* **EXERCISE GOAL**: Output the full listing below exactly as it reads, and skip anything that is a picture.
· · · · ·
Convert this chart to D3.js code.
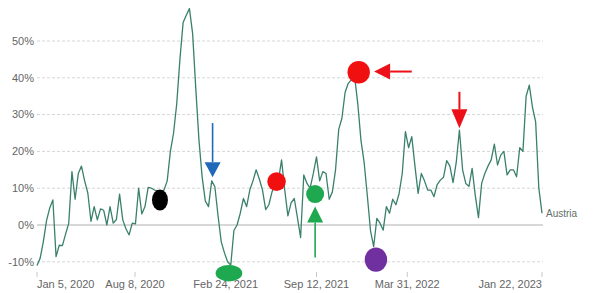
<!DOCTYPE html>
<html>
<head>
<meta charset="utf-8">
<script src="https://cdn.jsdelivr.net/npm/d3@7/dist/d3.min.js"></script>
<style>
	body { margin: 0; background: #fff; }
	svg { font-family: "Liberation Sans", Arial, sans-serif; display: block; }
	.grid line { stroke: #d6d6d6; stroke-dasharray: 3,2; }
	.grid line.zero { stroke: #b0b0b0; stroke-dasharray: none; }
	.axis-label { fill: #666; font-size: 11px; }
</style>
</head>
<body>
<div id="chart"></div>
<script>
// weekly excess mortality (%), first week ending Jan 5, 2020
var startDate = "2020-01-05",
	seriesName = "Austria",
	excess = [
		-11, -9, -4.5, 1.2, 4.6, 6.8, -8.6, -5.5, -5.6, -2.5,
		0.5, 14.5, 7, 14, 16, 12, 8.7, 1, 5, 1.4,
		4.4, 4, 0, 5, 0.5, 1.5, 8.4, 1.4, -1, -2.7,
		0.5, 0.3, 10, 3, 5, 10.2, 10, 9.5, 9.3, 9,
		9.5, 12, 20, 25, 33, 45, 55, 57, 58.8, 52,
		37, 23, 13, 6.5, 5, 12, 10.4, 2.5, -4.5, -7.5,
		-10, -10.9, -1.5, 0, 3.2, 7.2, 5, 9.5, 12, 15,
		12.5, 9.5, 4.2, 5.5, 9, 11, 12, 17.7, 9.5, 2.5,
		6, 7.2, 2, -3.4, 13.6, 11.3, 10, 14, 18.5, 12,
		14.5, 14, 7, 9, 15, 26, 29, 36, 38.5, 39.5,
		40.3, 33, 23, 17, 8, -1.5, -5.9, 1.8, 0.5, -1.4,
		5, 3.2, 7, 5.5, 8.5, 14, 25.4, 21, 24, 16,
		8.6, 14, 12, 9.5, 9.5, 7.7, 11, 12.2, 13, 17.5,
		16, 11.5, 17, 25.8, 15, 11.3, 10.5, 15.4, 8, 2,
		11.3, 14, 16, 17.7, 22, 16.3, 19, 20, 13.6, 15,
		15, 13.1, 21, 20, 35, 38, 32, 28, 10, 3.2
	],
	yTicks = [-10, 0, 10, 20, 30, 40, 50],
	xTickDates = ["2020-01-05", "2020-08-08", "2021-02-24", "2021-09-12", "2022-03-31", "2023-01-22"],
	xTickLabels = ["Jan 5, 2020", "Aug 8, 2020", "Feb 24, 2021", "Sep 12, 2021", "Mar 31, 2022", "Jan 22, 2023"];

// hand-drawn annotations: where each one sits on the chart
var markDates = ["2020-10-02", "2021-03-03", "2021-06-16", "2021-09-09", "2021-12-14", "2022-01-21"],
	markValues = [6.8, -13.1, 11.8, 8.4, 41.5, -9.4],
	arrowTailDates = ["2021-01-26", "2021-09-09", "2022-04-10", "2022-07-24"],
	arrowTailValues = [27.7, -8.8, 41.7, 36.2],
	arrowTipDates = ["2021-01-26", "2021-09-09", "2022-01-17", "2022-07-24"],
	arrowTipValues = [13.0, 5.0, 41.7, 26.3];

(function() {
	"use strict";

	var width = 593,
		height = 293,
		parseDate = d3.timeParse("%Y-%m-%d"),
		start = parseDate(startDate),
		lineColor = "#3a806c",
		x = d3.scaleTime()
			.domain([start, parseDate("2023-01-22")])
			.range([37, 542]),
		y = d3.scaleLinear()
			.domain([-10, 50])
			.range([261.8, 41]);

	var data = excess.map(function(v, i) {
		return { date: d3.timeDay.offset(start, i * 7), value: v };
	});

	var svg = d3.select("#chart")
		.append("svg")
		.attr("width", width)
		.attr("height", height);

	// gridlines
	var grid = svg.append("g").classed("grid", true);
	grid.selectAll("line")
		.data(yTicks)
		.enter()
		.append("line")
		.classed("zero", function(d) { return d === 0; })
		.attr("x1", x.range()[0])
		.attr("x2", x.range()[1] + 1)
		.attr("y1", function(d) { return y(d); })
		.attr("y2", function(d) { return y(d); });

	svg.append("g")
		.selectAll("text")
		.data(yTicks)
		.enter()
		.append("text")
		.classed("axis-label", true)
		.attr("x", 34)
		.attr("y", function(d) { return y(d); })
		.attr("dy", "0.35em")
		.attr("text-anchor", "end")
		.text(function(d) { return d + "%"; });

	// x ticks
	var xt = svg.append("g")
		.selectAll("g")
		.data(xTickDates)
		.enter()
		.append("g")
		.attr("transform", function(d) {
			return "translate(" + x(parseDate(d)) + ",0)";
		});

	xt.append("line")
		.attr("y1", 272)
		.attr("y2", 277)
		.attr("stroke", "#c8c8c8");

	xt.append("text")
		.classed("axis-label", true)
		.attr("y", 288)
		.attr("text-anchor", function(d, i) {
			return i === 0 ? "start" : (i === xTickDates.length - 1 ? "end" : "middle");
		})
		.text(function(d, i) { return xTickLabels[i]; });

	// the series
	var line = d3.line()
		.x(function(d) { return x(d.date); })
		.y(function(d) { return y(d.value); });

	svg.append("path")
		.datum(data)
		.attr("fill", "none")
		.attr("stroke", lineColor)
		.attr("stroke-width", 1.3)
		.attr("stroke-linejoin", "round")
		.attr("d", line);

	var last = data[data.length - 1];
	svg.append("text")
		.attr("x", x(last.date) + 4)
		.attr("y", y(last.value))
		.attr("dy", "0.35em")
		.attr("font-size", "10px")
		.attr("fill", "#5f6f69")
		.text(seriesName);

	// annotations
	var markStyle = [
		{ rx: 8, ry: 10.5, fill: "#000" },
		{ rx: 13.3, ry: 8.3, fill: "#1ea84f" },
		{ rx: 9.3, ry: 9.3, fill: "#f01010" },
		{ rx: 9, ry: 9, fill: "#1ea84f" },
		{ rx: 11.2, ry: 11.2, fill: "#f01010" },
		{ rx: 11.2, ry: 12.2, fill: "#7030a0" }
	];

	svg.append("g")
		.selectAll("ellipse")
		.data(markDates)
		.enter()
		.append("ellipse")
		.attr("cx", function(d) { return x(parseDate(d)); })
		.attr("cy", function(d, i) { return y(markValues[i]); })
		.attr("rx", function(d, i) { return markStyle[i].rx; })
		.attr("ry", function(d, i) { return markStyle[i].ry; })
		.attr("fill", function(d, i) { return markStyle[i].fill; });

	var arrowStyle = [
		{ color: "#2168b9", head: 15, half: 8, w: 1.6 },
		{ color: "#1ea84f", head: 16, half: 8, w: 1.6 },
		{ color: "#ec1018", head: 16, half: 8, w: 2 },
		{ color: "#ec1018", head: 19, half: 8, w: 2 }
	];

	var arrowG = svg.append("g")
		.selectAll("g")
		.data(arrowTailDates)
		.enter()
		.append("g");

	arrowG.each(function(d, i) {
		var g = d3.select(this),
			s = arrowStyle[i],
			x1 = x(parseDate(d)),
			y1 = y(arrowTailValues[i]),
			x2 = x(parseDate(arrowTipDates[i])),
			y2 = y(arrowTipValues[i]),
			len = Math.sqrt((x2 - x1) * (x2 - x1) + (y2 - y1) * (y2 - y1)),
			ux = (x2 - x1) / len,
			uy = (y2 - y1) / len,
			bx = x2 - ux * s.head,
			by = y2 - uy * s.head;

		g.append("line")
			.attr("x1", x1).attr("y1", y1)
			.attr("x2", bx).attr("y2", by)
			.attr("stroke", s.color)
			.attr("stroke-width", s.w);

		g.append("path")
			.attr("d", "M" + x2 + "," + y2 +
				"L" + (bx - uy * s.half) + "," + (by + ux * s.half) +
				"L" + (bx + uy * s.half) + "," + (by - ux * s.half) + "Z")
			.attr("fill", s.color);
	});
})();
</script>
</body>
</html>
· · · · ·
* **EXERCISE RESPONSE**:
Convert this chart to D3.js code.
<!DOCTYPE html>
<html>
<head>
<meta charset="utf-8">
<script src="https://cdn.jsdelivr.net/npm/d3@7/dist/d3.min.js"></script>
<style>
	body { margin: 0; background: #fff; }
	svg { font-family: "Liberation Sans", Arial, sans-serif; display: block; }
	.grid line { stroke: #d6d6d6; stroke-dasharray: 3,2; }
	.grid line.zero { stroke: #b0b0b0; stroke-dasharray: none; }
	.axis-label { fill: #666; font-size: 11px; }
</style>
</head>
<body>
<div id="chart"></div>
<script>
// weekly excess mortality (%), first week ending Jan 5, 2020
var startDate = "2020-01-05",
	seriesName = "Austria",
	excess = [
		-11, -9, -4.5, 1.2, 4.6, 6.8, -8.6, -5.5, -5.6, -2.5,
		0.5, 14.5, 7, 14, 16, 12, 8.7, 1, 5, 1.4,
		4.4, 4, 0, 5, 0.5, 1.5, 8.4, 1.4, -1, -2.7,
		0.5, 0.3, 10, 3, 5, 10.2, 10, 9.5, 9.3, 9,
		9.5, 12, 20, 25, 33, 45, 55, 57, 58.8, 52,
		37, 23, 13, 6.5, 5, 12, 10.4, 2.5, -4.5, -7.5,
		-10, -10.9, -1.5, 0, 3.2, 7.2, 5, 9.5, 12, 15,
		12.5, 9.5, 4.2, 5.5, 9, 11, 12, 17.7, 9.5, 2.5,
		6, 7.2, 2, -3.4, 13.6, 11.3, 10, 14, 18.5, 12,
		14.5, 14, 7, 9, 15, 26, 29, 36, 38.5, 39.5,
		40.3, 33, 23, 17, 8, -1.5, -5.9, 1.8, 0.5, -1.4,
		5, 3.2, 7, 5.5, 8.5, 14, 25.4, 21, 24, 16,
		8.6, 14, 12, 9.5, 9.5, 7.7, 11, 12.2, 13, 17.5,
		16, 11.5, 17, 25.8, 15, 11.3, 10.5, 15.4, 8, 2,
		11.3, 14, 16, 17.7, 22, 16.3, 19, 20, 13.6, 15,
		15, 13.1, 21, 20, 35, 38, 32, 28, 10, 3.2
	],
	yTicks = [-10, 0, 10, 20, 30, 40, 50],
	xTickDates = ["2020-01-05", "2020-08-08", "2021-02-24", "2021-09-12", "2022-03-31", "2023-01-22"],
	xTickLabels = ["Jan 5, 2020", "Aug 8, 2020", "Feb 24, 2021", "Sep 12, 2021", "Mar 31, 2022", "Jan 22, 2023"];

// hand-drawn annotations: where each one sits on the chart
var markDates = ["2020-10-02", "2021-03-03", "2021-06-16", "2021-09-09", "2021-12-14", "2022-01-21"],
	markValues = [6.8, -13.1, 11.8, 8.4, 41.5, -9.4],
	arrowTailDates = ["2021-01-26", "2021-09-09", "2022-04-10", "2022-07-24"],
	arrowTailValues = [27.7, -8.8, 41.7, 36.2],
	arrowTipDates = ["2021-01-26", "2021-09-09", "2022-01-17", "2022-07-24"],
	arrowTipValues = [13.0, 5.0, 41.7, 26.3];

(function() {
	"use strict";

	var width = 593,
		height = 293,
		parseDate = d3.timeParse("%Y-%m-%d"),
		start = parseDate(startDate),
		lineColor = "#3a806c",
		x = d3.scaleTime()
			.domain([start, parseDate("2023-01-22")])
			.range([37, 542]),
		y = d3.scaleLinear()
			.domain([-10, 50])
			.range([261.8, 41]);

	var data = excess.map(function(v, i) {
		return { date: d3.timeDay.offset(start, i * 7), value: v };
	});

	var svg = d3.select("#chart")
		.append("svg")
		.attr("width", width)
		.attr("height", height);

	// gridlines
	var grid = svg.append("g").classed("grid", true);
	grid.selectAll("line")
		.data(yTicks)
		.enter()
		.append("line")
		.classed("zero", function(d) { return d === 0; })
		.attr("x1", x.range()[0])
		.attr("x2", x.range()[1] + 1)
		.attr("y1", function(d) { return y(d); })
		.attr("y2", function(d) { return y(d); });

	svg.append("g")
		.selectAll("text")
		.data(yTicks)
		.enter()
		.append("text")
		.classed("axis-label", true)
		.attr("x", 34)
		.attr("y", function(d) { return y(d); })
		.attr("dy", "0.35em")
		.attr("text-anchor", "end")
		.text(function(d) { return d + "%"; });

	// x ticks
	var xt = svg.append("g")
		.selectAll("g")
		.data(xTickDates)
		.enter()
		.append("g")
		.attr("transform", function(d) {
			return "translate(" + x(parseDate(d)) + ",0)";
		});

	xt.append("line")
		.attr("y1", 272)
		.attr("y2", 277)
		.attr("stroke", "#c8c8c8");

	xt.append("text")
		.classed("axis-label", true)
		.attr("y", 288)
		.attr("text-anchor", function(d, i) {
			return i === 0 ? "start" : (i === xTickDates.length - 1 ? "end" : "middle");
		})
		.text(function(d, i) { return xTickLabels[i]; });

	// the series
	var line = d3.line()
		.x(function(d) { return x(d.date); })
		.y(function(d) { return y(d.value); });

	svg.append("path")
		.datum(data)
		.attr("fill", "none")
		.attr("stroke", lineColor)
		.attr("stroke-width", 1.3)
		.attr("stroke-linejoin", "round")
		.attr("d", line);

	var last = data[data.length - 1];
	svg.append("text")
		.attr("x", x(last.date) + 4)
		.attr("y", y(last.value))
		.attr("dy", "0.35em")
		.attr("font-size", "10px")
		.attr("fill", "#5f6f69")
		.text(seriesName);

	// annotations
	var markStyle = [
		{ rx: 8, ry: 10.5, fill: "#000" },
		{ rx: 13.3, ry: 8.3, fill: "#1ea84f" },
		{ rx: 9.3, ry: 9.3, fill: "#f01010" },
		{ rx: 9, ry: 9, fill: "#1ea84f" },
		{ rx: 11.2, ry: 11.2, fill: "#f01010" },
		{ rx: 11.2, ry: 12.2, fill: "#7030a0" }
	];

	svg.append("g")
		.selectAll("ellipse")
		.data(markDates)
		.enter()
		.append("ellipse")
		.attr("cx", function(d) { return x(parseDate(d)); })
		.attr("cy", function(d, i) { return y(markValues[i]); })
		.attr("rx", function(d, i) { return markStyle[i].rx; })
		.attr("ry", function(d, i) { return markStyle[i].ry; })
		.attr("fill", function(d, i) { return markStyle[i].fill; });

	var arrowStyle = [
		{ color: "#2168b9", head: 15, half: 8, w: 1.6 },
		{ color: "#1ea84f", head: 16, half: 8, w: 1.6 },
		{ color: "#ec1018", head: 16, half: 8, w: 2 },
		{ color: "#ec1018", head: 19, half: 8, w: 2 }
	];

	var arrowG = svg.append("g")
		.selectAll("g")
		.data(arrowTailDates)
		.enter()
		.append("g");

	arrowG.each(function(d, i) {
		var g = d3.select(this),
			s = arrowStyle[i],
			x1 = x(parseDate(d)),
			y1 = y(arrowTailValues[i]),
			x2 = x(parseDate(arrowTipDates[i])),
			y2 = y(arrowTipValues[i]),
			len = Math.sqrt((x2 - x1) * (x2 - x1) + (y2 - y1) * (y2 - y1)),
			ux = (x2 - x1) / len,
			uy = (y2 - y1) / len,
			bx = x2 - ux * s.head,
			by = y2 - uy * s.head;

		g.append("line")
			.attr("x1", x1).attr("y1", y1)
			.attr("x2", bx).attr("y2", by)
			.attr("stroke", s.color)
			.attr("stroke-width", s.w);

		g.append("path")
			.attr("d", "M" + x2 + "," + y2 +
				"L" + (bx - uy * s.half) + "," + (by + ux * s.half) +
				"L" + (bx + uy * s.half) + "," + (by - ux * s.half) + "Z")
			.attr("fill", s.color);
	});
})();
</script>
</body>
</html>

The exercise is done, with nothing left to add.